## Data extract
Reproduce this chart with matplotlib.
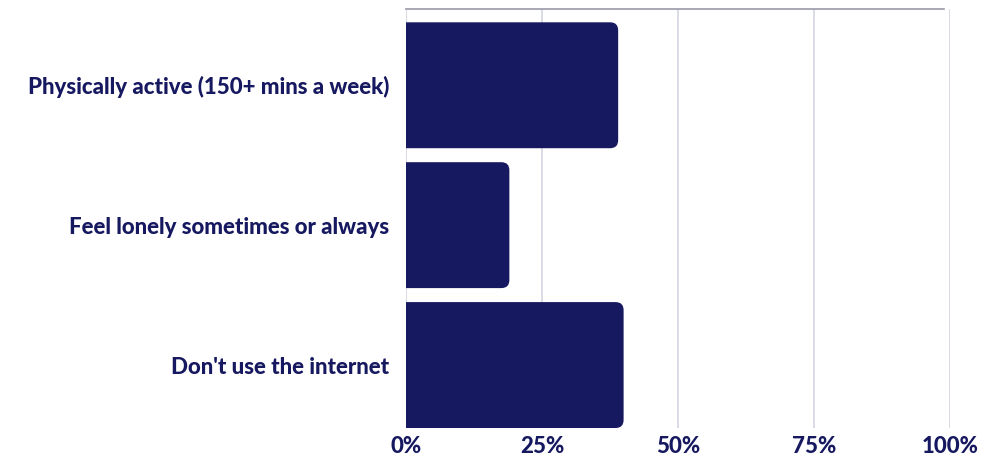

--

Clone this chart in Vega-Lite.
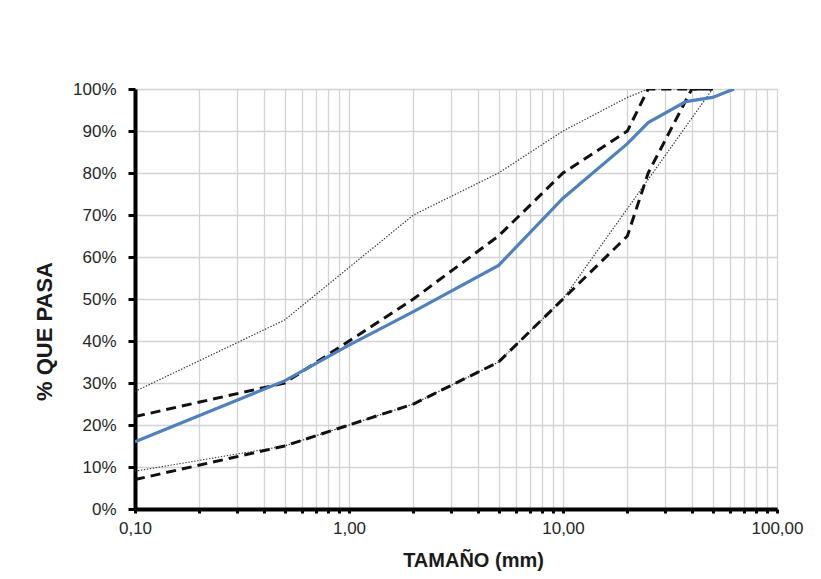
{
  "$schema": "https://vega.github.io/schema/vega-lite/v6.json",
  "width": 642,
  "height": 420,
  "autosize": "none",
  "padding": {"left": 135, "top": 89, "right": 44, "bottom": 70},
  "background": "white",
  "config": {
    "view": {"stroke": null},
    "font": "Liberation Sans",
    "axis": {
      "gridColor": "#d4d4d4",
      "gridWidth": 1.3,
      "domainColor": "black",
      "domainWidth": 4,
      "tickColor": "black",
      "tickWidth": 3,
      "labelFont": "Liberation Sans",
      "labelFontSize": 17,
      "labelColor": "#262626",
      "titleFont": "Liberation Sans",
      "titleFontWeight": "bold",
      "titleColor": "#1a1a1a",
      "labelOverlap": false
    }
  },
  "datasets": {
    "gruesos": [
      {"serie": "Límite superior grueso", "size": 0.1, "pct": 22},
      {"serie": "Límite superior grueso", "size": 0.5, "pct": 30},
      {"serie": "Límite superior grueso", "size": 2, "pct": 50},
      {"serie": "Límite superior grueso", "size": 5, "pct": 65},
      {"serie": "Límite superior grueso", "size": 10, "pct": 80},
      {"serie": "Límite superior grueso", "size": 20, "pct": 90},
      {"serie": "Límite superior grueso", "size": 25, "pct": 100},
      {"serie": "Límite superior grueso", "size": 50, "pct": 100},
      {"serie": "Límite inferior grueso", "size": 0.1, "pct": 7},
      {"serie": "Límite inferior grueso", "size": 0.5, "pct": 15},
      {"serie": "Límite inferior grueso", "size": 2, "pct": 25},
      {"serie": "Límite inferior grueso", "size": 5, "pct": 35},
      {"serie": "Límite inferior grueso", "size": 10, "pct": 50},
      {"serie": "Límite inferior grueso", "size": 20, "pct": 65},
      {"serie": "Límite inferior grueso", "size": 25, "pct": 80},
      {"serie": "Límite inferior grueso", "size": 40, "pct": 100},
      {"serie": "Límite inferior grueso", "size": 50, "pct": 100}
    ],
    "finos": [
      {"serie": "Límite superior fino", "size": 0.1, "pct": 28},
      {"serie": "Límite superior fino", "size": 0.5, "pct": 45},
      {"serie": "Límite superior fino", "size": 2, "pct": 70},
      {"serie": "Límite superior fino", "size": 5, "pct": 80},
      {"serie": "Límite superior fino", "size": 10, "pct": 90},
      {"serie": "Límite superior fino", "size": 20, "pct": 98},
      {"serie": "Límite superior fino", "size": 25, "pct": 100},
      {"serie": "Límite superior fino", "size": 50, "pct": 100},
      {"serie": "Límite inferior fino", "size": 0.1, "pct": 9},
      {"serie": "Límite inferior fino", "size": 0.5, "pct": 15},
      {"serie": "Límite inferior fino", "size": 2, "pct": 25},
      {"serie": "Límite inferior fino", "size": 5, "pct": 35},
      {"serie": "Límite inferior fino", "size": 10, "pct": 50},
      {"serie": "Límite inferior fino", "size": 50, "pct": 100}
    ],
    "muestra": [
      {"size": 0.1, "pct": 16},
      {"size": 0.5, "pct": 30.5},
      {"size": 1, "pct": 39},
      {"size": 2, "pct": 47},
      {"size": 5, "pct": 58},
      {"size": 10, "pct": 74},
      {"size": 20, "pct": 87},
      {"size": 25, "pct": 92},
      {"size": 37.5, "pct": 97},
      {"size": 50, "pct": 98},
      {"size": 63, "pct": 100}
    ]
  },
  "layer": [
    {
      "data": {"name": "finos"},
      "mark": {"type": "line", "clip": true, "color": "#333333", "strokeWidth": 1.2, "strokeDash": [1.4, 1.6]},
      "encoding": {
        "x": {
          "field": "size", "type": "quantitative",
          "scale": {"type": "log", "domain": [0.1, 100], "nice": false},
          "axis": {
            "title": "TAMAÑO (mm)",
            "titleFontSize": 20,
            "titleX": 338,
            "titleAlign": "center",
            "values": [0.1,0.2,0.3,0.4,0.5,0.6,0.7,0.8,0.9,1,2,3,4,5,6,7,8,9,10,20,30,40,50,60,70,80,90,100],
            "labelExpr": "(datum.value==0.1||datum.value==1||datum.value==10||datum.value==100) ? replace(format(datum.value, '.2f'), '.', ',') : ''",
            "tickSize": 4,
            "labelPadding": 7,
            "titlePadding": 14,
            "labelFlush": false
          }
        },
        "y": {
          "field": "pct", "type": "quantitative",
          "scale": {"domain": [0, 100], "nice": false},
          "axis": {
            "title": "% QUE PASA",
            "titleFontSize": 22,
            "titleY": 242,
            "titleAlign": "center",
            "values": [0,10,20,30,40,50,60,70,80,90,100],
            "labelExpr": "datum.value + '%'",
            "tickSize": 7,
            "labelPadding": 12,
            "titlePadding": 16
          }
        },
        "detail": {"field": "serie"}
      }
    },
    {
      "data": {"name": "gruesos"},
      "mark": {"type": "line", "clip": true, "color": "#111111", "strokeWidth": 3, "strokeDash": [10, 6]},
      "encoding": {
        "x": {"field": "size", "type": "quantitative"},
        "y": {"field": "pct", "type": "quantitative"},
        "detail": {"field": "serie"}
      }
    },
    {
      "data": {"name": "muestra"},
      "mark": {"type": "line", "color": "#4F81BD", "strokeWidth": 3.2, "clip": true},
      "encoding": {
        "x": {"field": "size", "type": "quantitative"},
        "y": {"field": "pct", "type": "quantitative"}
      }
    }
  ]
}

...

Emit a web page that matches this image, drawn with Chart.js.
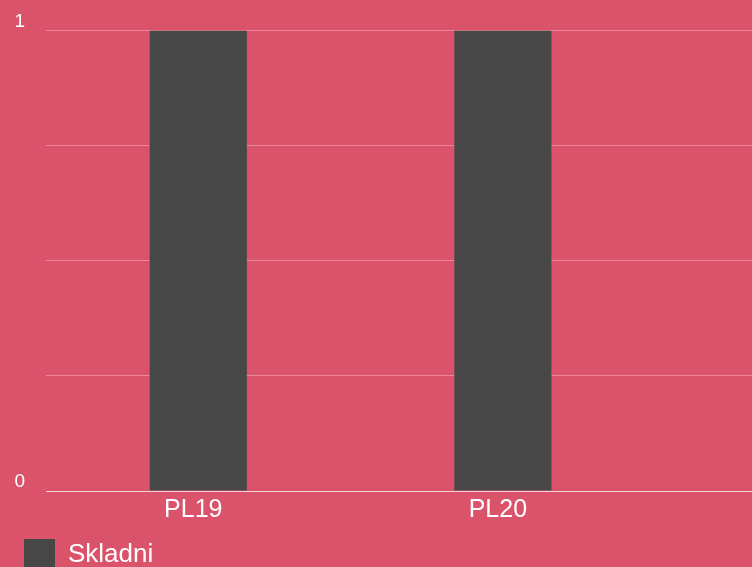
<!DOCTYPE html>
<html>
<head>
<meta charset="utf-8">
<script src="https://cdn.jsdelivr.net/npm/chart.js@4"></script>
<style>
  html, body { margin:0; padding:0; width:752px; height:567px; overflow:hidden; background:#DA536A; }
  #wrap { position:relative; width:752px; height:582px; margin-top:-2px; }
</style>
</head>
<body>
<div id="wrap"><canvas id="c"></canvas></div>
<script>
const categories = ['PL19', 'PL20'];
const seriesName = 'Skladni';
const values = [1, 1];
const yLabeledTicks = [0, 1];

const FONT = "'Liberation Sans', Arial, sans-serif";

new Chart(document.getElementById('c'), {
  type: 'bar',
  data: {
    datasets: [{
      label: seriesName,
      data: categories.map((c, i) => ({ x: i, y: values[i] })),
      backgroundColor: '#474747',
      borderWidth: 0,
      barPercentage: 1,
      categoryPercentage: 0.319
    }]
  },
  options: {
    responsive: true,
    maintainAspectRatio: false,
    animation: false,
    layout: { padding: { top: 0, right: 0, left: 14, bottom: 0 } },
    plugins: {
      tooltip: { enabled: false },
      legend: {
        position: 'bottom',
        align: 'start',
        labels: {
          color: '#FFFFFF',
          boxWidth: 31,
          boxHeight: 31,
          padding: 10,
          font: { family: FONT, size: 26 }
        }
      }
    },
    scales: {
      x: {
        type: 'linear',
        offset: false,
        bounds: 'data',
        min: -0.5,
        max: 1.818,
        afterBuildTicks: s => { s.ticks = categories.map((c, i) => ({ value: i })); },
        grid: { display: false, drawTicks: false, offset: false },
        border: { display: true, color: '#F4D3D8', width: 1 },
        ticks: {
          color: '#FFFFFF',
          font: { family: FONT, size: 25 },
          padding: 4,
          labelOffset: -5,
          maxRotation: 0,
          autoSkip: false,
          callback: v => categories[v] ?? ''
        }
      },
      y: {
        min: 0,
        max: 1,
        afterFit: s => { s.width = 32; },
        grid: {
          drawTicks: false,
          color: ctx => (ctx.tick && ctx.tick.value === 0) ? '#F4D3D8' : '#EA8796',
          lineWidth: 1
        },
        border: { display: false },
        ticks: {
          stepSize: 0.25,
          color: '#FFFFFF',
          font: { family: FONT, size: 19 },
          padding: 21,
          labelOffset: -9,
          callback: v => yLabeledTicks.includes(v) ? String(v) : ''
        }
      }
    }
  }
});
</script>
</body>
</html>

## Given request
Select and copy each line from the data that includes the word "with".

## Answer to the task
Reproduce this chart with matplotlib.
Emit a web page that matches this image, drawn with Chart.js.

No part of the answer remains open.